Après cette introduction saisissante, le guide fournit des ressources très concrètes pour aider les équipes pédagogiques des écoles juives orthodoxes à faire face à cette mission. (En vérité, ce guide peut aussi être utilisé dans l’éducation informelle, au-delà du mouvement orthodoxe voire au-delà des contextes éducatifs.) Il inclut: 

  • Des études de textes par le Grand Rabbin Mirvis sur les notions de Lo ta’amod al dam rei’echa (la non-assistance à personne en danger), de lashon hara (la médisance, apparentée au meurtre dans la loi juive) et de middot (vivre une vie guidée par l’éthique juive). 
  • Des rappels légaux des obligations des éducateurs selon la loi du Royaume-Uni
  • Des statistiques quant aux risques physiques et psychiques encourus par les enfants et adolescents LGBT+
  • Des glossaires sur les notions liées aux identités de genre
  • Des conseils pour soutenir les enfants révélant leur homosexualité à l’école et leurs parents, notamment sur les questions de confidentialité 
  • Des récits personnels de gens qui ont souffert en raison de leur identité LGBT+ dans des écoles orthodoxes
  • Des guides de conversation pour contrer les aggressions contre les enfants LGBT+ venant d’autres enfants, ou du personnel pédagogique

 

Selon le Grand Rabbin Mirvis, au-delà de cette liste, ce guide est l’affirmation que des individus et des groupes avec des croyances fondamentalement différentes sur des sujets d’importance, peuvent reconnaître leur humanité et dignité respectives.

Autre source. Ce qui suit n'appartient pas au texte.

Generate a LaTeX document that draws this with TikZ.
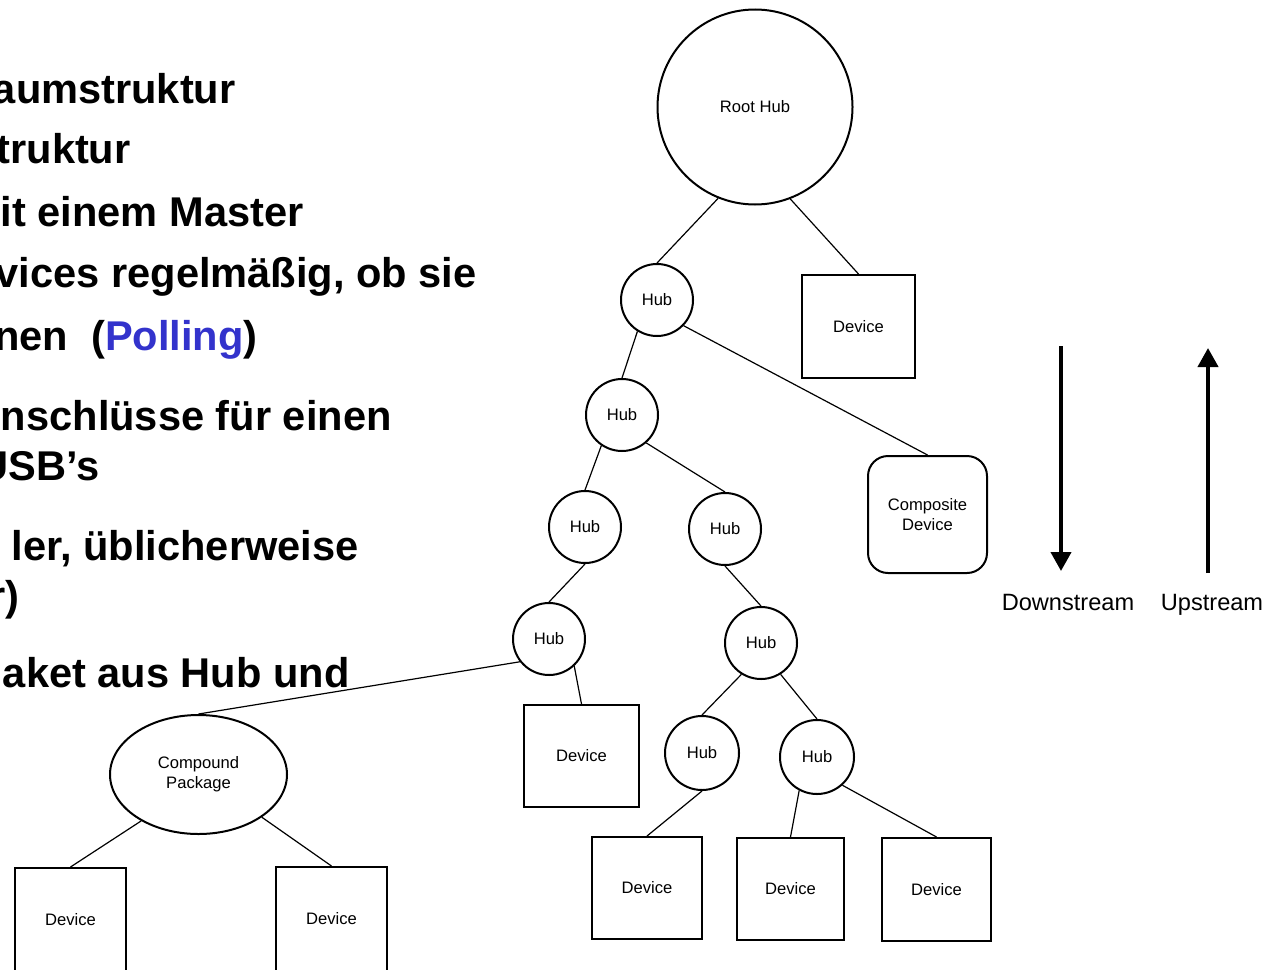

De fait, avec ce guide, l’organisation Keshet a pu former des milliers d’éducateurs d’écoles orthodoxes, mais aussi du Bnei Akiva ou de Moishe House par exemple à mieux inclure les enfants LGBT+ ou de parents LGBT+. L’une des réussites de ce guide est d’avoir voulu et réussir à atteindre des audiences a priori réticentes au sujet. L’organisation Keshet est maintenant sollicitée par des organisations anglaises non-juives qui travaillent sur des sujets d’inclusions très variée pour transmettre leurs valeurs et méthodes de dialogue respectueux – ce qui est certainement un kiddoush hashem, une action qui fait honneur au nom de Dieu et ceux qui s’en réclament.